Swanley Bridge Marina

Today's Canals : Chester, Llangollen

Our main aim today was to get to Swanley Bridge Marina im time for a meeting we had arranged with Sally and the other specialists who will be working on our boat over the next few weeks. It was not far but wanted to avoid any rush whilst waiting until the volunteer lockies were on duty to help!

When we arrived both of the lockies were at the top of the flight completing the transit of an earlier boat that had also moored last night at the junction. We started up on our own but by the time we were almost through the first lo ck they came to help us and so Christine was able to steer directly from one lock into the next without having to wait in the short intermediate pounds. We were also well ahead of any downhill traffic so no complications with passing in the pounds. The two volunteers were very pleasant and chatty, giving us real help such that we were up and through in under 40 minutes.

No photos of the flight as it was still a grey morning - even though it started to brighten up as we arrived at the top and turned remarkably warm later on. Just above the top lock is the weir where the flow from the cdanal enters Hurleston Reservoir. This facility is important as the principal source of water supplies to Crewe and the surrounding area. In a way it is also important to boaters: without this strategic role it is quite possible that the canal would have closed in the dark ages for canals bur fortunately has survived and is now one of the most visited  canals on the network.

At Bridge 2 there is an unusual wooden structure added to the towpath underneath the bridger. This was not here two years ago when we last visited - we think it may be a response to too many boats hitting the coping stones and pushing them into the water but we have not seen anything to this effect. Hopefully it is only 'temporary' and will, eventually be replaced by a less intrusive solution.

Just before the marina entrance is a small wharf that is home to Ruth and Richard Chamberlain's fuel boats, including the well known butty called Jellicoe. They have been trading for some years now and a familiar sight to those who live on this and nearby canals. It seems from their website that they are branching out into gifts and chandlery as well.

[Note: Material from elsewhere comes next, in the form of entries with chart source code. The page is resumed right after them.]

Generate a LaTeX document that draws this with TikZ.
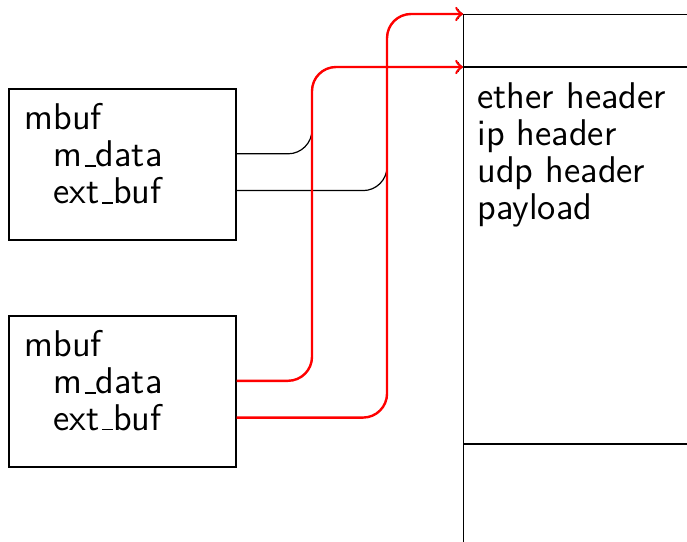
\documentclass[tikz,border=0pt]{standalone}
\usepackage{tikz}
\colorlet{cloneink}{red}
\newcommand{\lowbar}{\leavevmode\kern.06em\vbox{\hrule width.3em}}
\tikzset{
  every node/.style={font=\sffamily\fontsize{12.4}{12.3}\selectfont},
  mbufbox/.style={draw, thin, inner sep=0pt, minimum width=2.659cm, minimum height=1.769cm},
  field/.style={anchor=base west, inner sep=0pt},
  ptr/.style={thin, ->, rounded corners=8pt},
  cloneptr/.style={ptr, cloneink, thick},
}

\begin{document}
\begin{tikzpicture}
  \useasboundingbox (0,0) rectangle (8.048,6.338);
  % original mbuf
  \node[mbufbox] (mbufa) at (1.435,4.411) {};
  \node[field] (namea) at (0.281,4.821) {mbuf};
  \node[field] (mdataa) at (0.621,4.387) {m\lowbar data};
  \node[field] (extbufa) at (0.621,3.954) {ext\lowbar buf};
  % cloned mbuf
  \node[mbufbox] (mbufb) at (1.435,1.752) {};
  \node[field] (nameb) at (0.281,2.162) {mbuf};
  \node[field] (mdatab) at (0.621,1.728) {m\lowbar data};
  \node[field] (extbufb) at (0.621,1.295) {ext\lowbar buf};
  % shared data buffer
  \node[draw, thin, anchor=north west, inner sep=0pt, minimum width=4cm, minimum height=8cm] (buf) at (5.424,6.174) {};
  \coordinate (datastart) at (5.424,5.553);
  \coordinate (dataend) at (5.424,1.136);
  \draw[thin] (datastart) -- (datastart -| buf.east);
  \draw[thin] (dataend) -- (dataend -| buf.east);
  \node[anchor=north west, align=left, inner sep=0pt] (pkt) at (5.588,5.377) {ether header\\ip header\\udp header\\payload};
  % pointer channels
  \coordinate (chana) at (3.655,0);
  \coordinate (chanb) at (4.534,0);
  \draw[ptr] (mbufa.east |- mdataa) -| (chana |- datastart) -- (datastart);
  \draw[ptr] (mbufa.east |- extbufa) -| (chanb |- buf.north west) -- (buf.north west);
  \draw[cloneptr] (mbufb.east |- mdatab) -| (chana |- datastart) -- (datastart);
  \draw[cloneptr] (mbufb.east |- extbufb) -| (chanb |- buf.north west) -- (buf.north west);
\end{tikzpicture}
\end{document}
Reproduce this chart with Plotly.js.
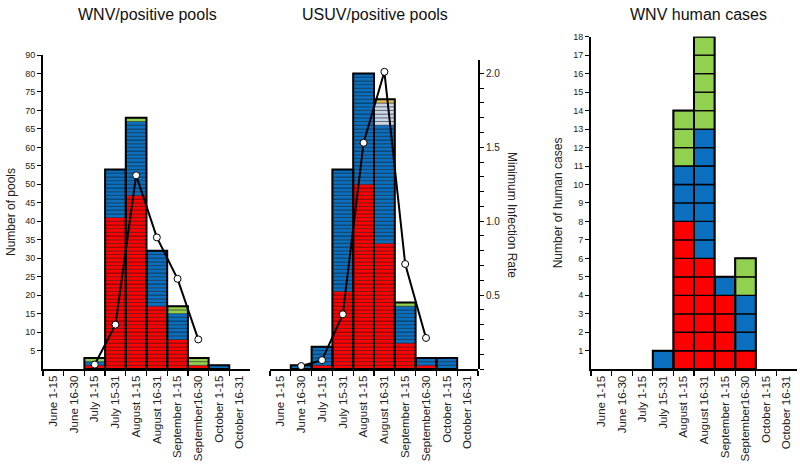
<!DOCTYPE html>
<html>
<head>
<meta charset="utf-8">
<script src="https://cdn.plot.ly/plotly-3.0.1.min.js"></script>
<style>html,body{margin:0;padding:0;background:#fff;}#chart{width:800px;height:470px;}</style>
</head>
<body>
<div id="chart"></div>
<script>
// ---- Data ----
const categories = ['June 1-15','June 16-30','July 1-15','July 15-31','August 1-15','August 16-31','September 1-15','September16-30','October 1-15','October 16-31'];

// WNV positive pools (stacked counts)
const wnvRed   = [0,0,1,41,47,17,8,1,0,0];
const wnvBlue  = [0,0,1,13,20,15,7,0,1,0];
const wnvGreen = [0,0,1,0,1,0,2,2,0,0];
const wnvMIR   = [null,null,0.03,0.30,1.31,0.89,0.61,0.20,null,null];

// USUV positive pools (stacked counts)
const usuvRed    = [0,0,1,21,50,34,7,1,0,0];
const usuvBlue   = [0,1,5,33,30,32,10,2,3,0];
const usuvLight  = [0,0,0,0,0,6,0,0,0,0];
const usuvYellow = [0,0,0,0,0,1,0,0,0,0];
const usuvGreen  = [0,0,0,0,0,0,1,0,0,0];
const usuvMIR    = [null,0.02,0.06,0.37,1.53,2.01,0.71,0.21,null,null];

// WNV human cases
const humRed   = [0,0,0,0,8,6,4,1,0,0];
const humBlue  = [0,0,0,1,3,7,1,3,0,0];
const humGreen = [0,0,0,0,3,5,0,2,0,0];

const poolTickVals = [5,10,15,20,25,30,35,40,45,50,55,60,65,70,75,80,85];
const poolTickText = ['5','10','15','20','25','30','35','40','45','50','55','60','65','70','75','80','90'];
const mirTickVals = [0.5,1.0,1.5,2.0];
const mirTickText = ['0.5','1.0','1.5','2.0'];
const humTickVals = [1,2,3,4,5,6,7,8,9,10,11,12,13,14,15,16,17,18];

// ---- Styles ----
const RED='#ff0000', BLUE='#0a6fbf', GREEN='#92d050', LIGHT='#c9d6e8', YELLOW='#e3c04c';

function unitTrace(counts, below, color, lineColor, lineW, xa, ya){
  const x=[], y=[], base=[];
  counts.forEach((c,i)=>{ for(let k=0;k<c;k++){ x.push(categories[i]); y.push(1); base.push(below[i]+k);} });
  return {type:'bar', x:x, y:y, base:base, width:1, xaxis:xa, yaxis:ya,
    marker:{color:color, line:{color:lineColor, width:lineW}}, hoverinfo:'skip', showlegend:false};
}
function stackGroup(seriesList, colors, lineColor, lineW, xa, ya, outlineW){
  const traces=[];
  let below = categories.map(()=>0);
  seriesList.forEach((s,j)=>{
    traces.push(unitTrace(s, below, colors[j], lineColor, lineW, xa, ya));
    below = below.map((b,i)=>b+s[i]);
  });
  traces.push({type:'bar', x:categories, y:below.map(v=>v>0?v:null), base:0, width:1, xaxis:xa, yaxis:ya,
    marker:{color:'rgba(0,0,0,0)', line:{color:'#000', width:outlineW}}, hoverinfo:'skip', showlegend:false});
  return traces;
}
function mirLine(vals, xa, ya){
  return {type:'scatter', mode:'lines+markers', x:categories, y:vals, xaxis:xa, yaxis:ya,
    line:{color:'#000', width:2}, marker:{color:'#fff', size:7, line:{color:'#000', width:1}},
    connectgaps:false, hoverinfo:'skip', showlegend:false};
}

const stripe='rgba(0,0,0,0.5)';
const data = [].concat(
  stackGroup([wnvRed, wnvBlue, wnvGreen], [RED, BLUE, GREEN], stripe, 0.8, 'x', 'y', 2),
  [mirLine(wnvMIR, 'x', 'y2')],
  stackGroup([usuvRed, usuvBlue, usuvLight, usuvYellow, usuvGreen], [RED, BLUE, LIGHT, YELLOW, GREEN], stripe, 0.8, 'x2', 'y3', 2),
  [mirLine(usuvMIR, 'x2', 'y4')],
  stackGroup([humRed, humBlue, humGreen], [RED, BLUE, GREEN], '#000', 1.3, 'x3', 'y5', 2)
);

// ---- Layout ----
const W=800, H=470;
const fx = p => p/W, fy = p => 1 - p/H;
const bottomPx = 369;
const poolTopPx = 55;
const pxPerMIR = (369-73.3)/2;
const tickFontX = {family:'Liberation Sans, Arial, sans-serif', size:11.5, color:'#222'};
const tickFontY = {family:'Liberation Sans, Arial, sans-serif', size:9, color:'#222'};

function xAxis(d0, d1, anchor){
  return {domain:[fx(d0), fx(d1)], anchor:anchor, type:'category', categoryarray:categories, categoryorder:'array',
    range:[-0.5, 9.5], tickson:'boundaries', ticks:'outside', ticklen:5, tickwidth:1.3, tickcolor:'#000',
    tickangle:-90, showline:true, linewidth:2, linecolor:'#000', showgrid:false, zeroline:false,
    tickfont:tickFontX, fixedrange:true};
}

const layout = {
  width:W, height:H, margin:{l:0,r:0,t:0,b:0}, paper_bgcolor:'#fff', plot_bgcolor:'rgba(0,0,0,0)',
  barmode:'overlay', bargap:0, showlegend:false,
  font:{family:'Liberation Sans, Arial, sans-serif', color:'#222'},
  xaxis: xAxis(43, 250, 'y'),
  yaxis: {domain:[fy(bottomPx), fy(poolTopPx)], anchor:'x', range:[0,85], tickvals:poolTickVals, ticktext:poolTickText,
    ticks:'outside', ticklen:4, tickwidth:1, tickcolor:'#000', showline:true, linewidth:2, linecolor:'#000',
    showgrid:false, zeroline:false, tickfont:tickFontY,
    title:{text:'Number of pools', font:{size:12, color:'#222'}, standoff:7}},
  yaxis2: {overlaying:'y', anchor:'x', range:[0, (bottomPx-poolTopPx)/pxPerMIR], visible:false},
  xaxis2: xAxis(270, 478, 'y3'),
  yaxis3: {domain:[fy(bottomPx), fy(poolTopPx)], anchor:'x2', range:[0,85], visible:false},
  yaxis4: {domain:[fy(bottomPx), fy(60)], anchor:'x2', side:'right', range:[0, (bottomPx-60)/pxPerMIR],
    tickvals:mirTickVals, ticktext:mirTickText, ticks:'outside', ticklen:4, tickwidth:1, tickcolor:'#000',
    minor:{dtick:0.1, tick0:0, ticks:'outside', ticklen:4, tickcolor:'#000', tickwidth:1},
    showline:true, linewidth:2, linecolor:'#000', showgrid:false, zeroline:false,
    tickfont:{family:'Liberation Sans, Arial, sans-serif', size:10, color:'#222'}},
  xaxis3: xAxis(591, 797, 'y5'),
  yaxis5: {domain:[fy(369.2), fy(36.7)], anchor:'x3', range:[0,18], tickvals:humTickVals,
    ticks:'outside', ticklen:4, tickwidth:1, tickcolor:'#000', showline:true, linewidth:2, linecolor:'#000',
    showgrid:false, zeroline:false, tickfont:tickFontY,
    title:{text:'Number of human cases', font:{size:12, color:'#222'}, standoff:8}},
  annotations:[
    {text:'WNV/positive pools', xref:'paper', yref:'paper', x:fx(147), y:fy(15), showarrow:false, xanchor:'center', yanchor:'middle', font:{size:16, color:'#111'}},
    {text:'USUV/positive pools', xref:'paper', yref:'paper', x:fx(375), y:fy(15), showarrow:false, xanchor:'center', yanchor:'middle', font:{size:16, color:'#111'}},
    {text:'WNV human cases', xref:'paper', yref:'paper', x:fx(698), y:fy(15), showarrow:false, xanchor:'center', yanchor:'middle', font:{size:16, color:'#111'}},
    {text:'Minimum Infection Rate', xref:'paper', yref:'paper', x:fx(512), y:fy(215), showarrow:false, textangle:90, xanchor:'center', yanchor:'middle', font:{size:12, color:'#222'}}
  ]
};

Plotly.newPlot('chart', data, layout, {staticPlot:true, displayModeBar:false});
</script>
</body>
</html>
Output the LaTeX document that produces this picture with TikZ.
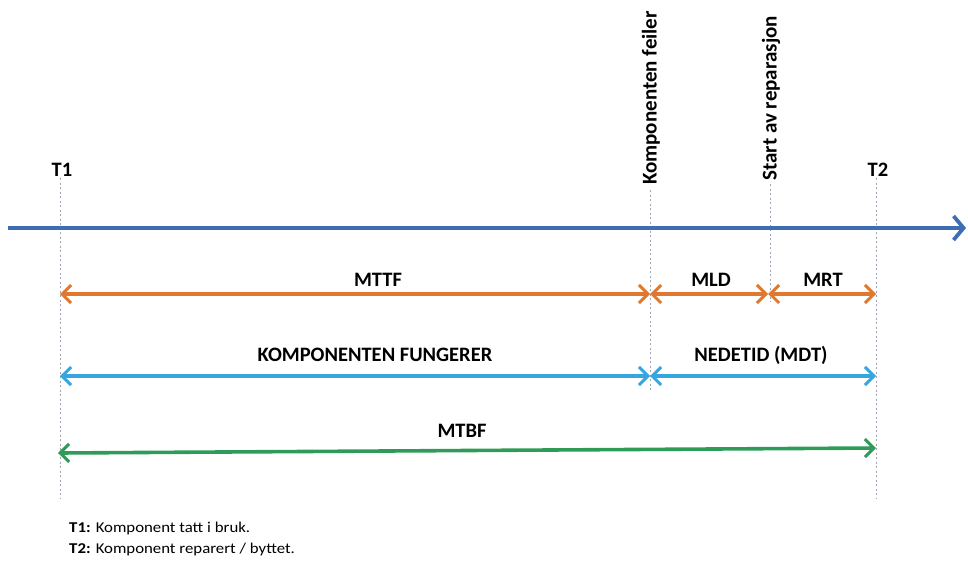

There are plenty of attractive houses in this rural area - this one has a distinctive chimney!

Soon we reached the entrance to the marina and we paused on the service wharf whilst Christine could pop to the office. We had booked in for tomorrow night (handover day is Thursday when the boat is to be taken out of the water) but on the way we felt that, if possible, we would like to go on a day earlier to give us more time to do whatever sorting out was needed in preparation. Fortunately the space was available and we went straight in - no wind so it was much easier than on some occasions when we have been here! Like almost all marinas, they are an open invitation for any passing wind to set boaters impossible challenges when manoeuvring onto a pontoon!

At 2 o'clock we walked across to Willow Boats where we met with Sally and Martin and Danny, the main poeple involved. We had a good chat through some of the additional items we would like to have done whilst the boat is out of action and out of the water.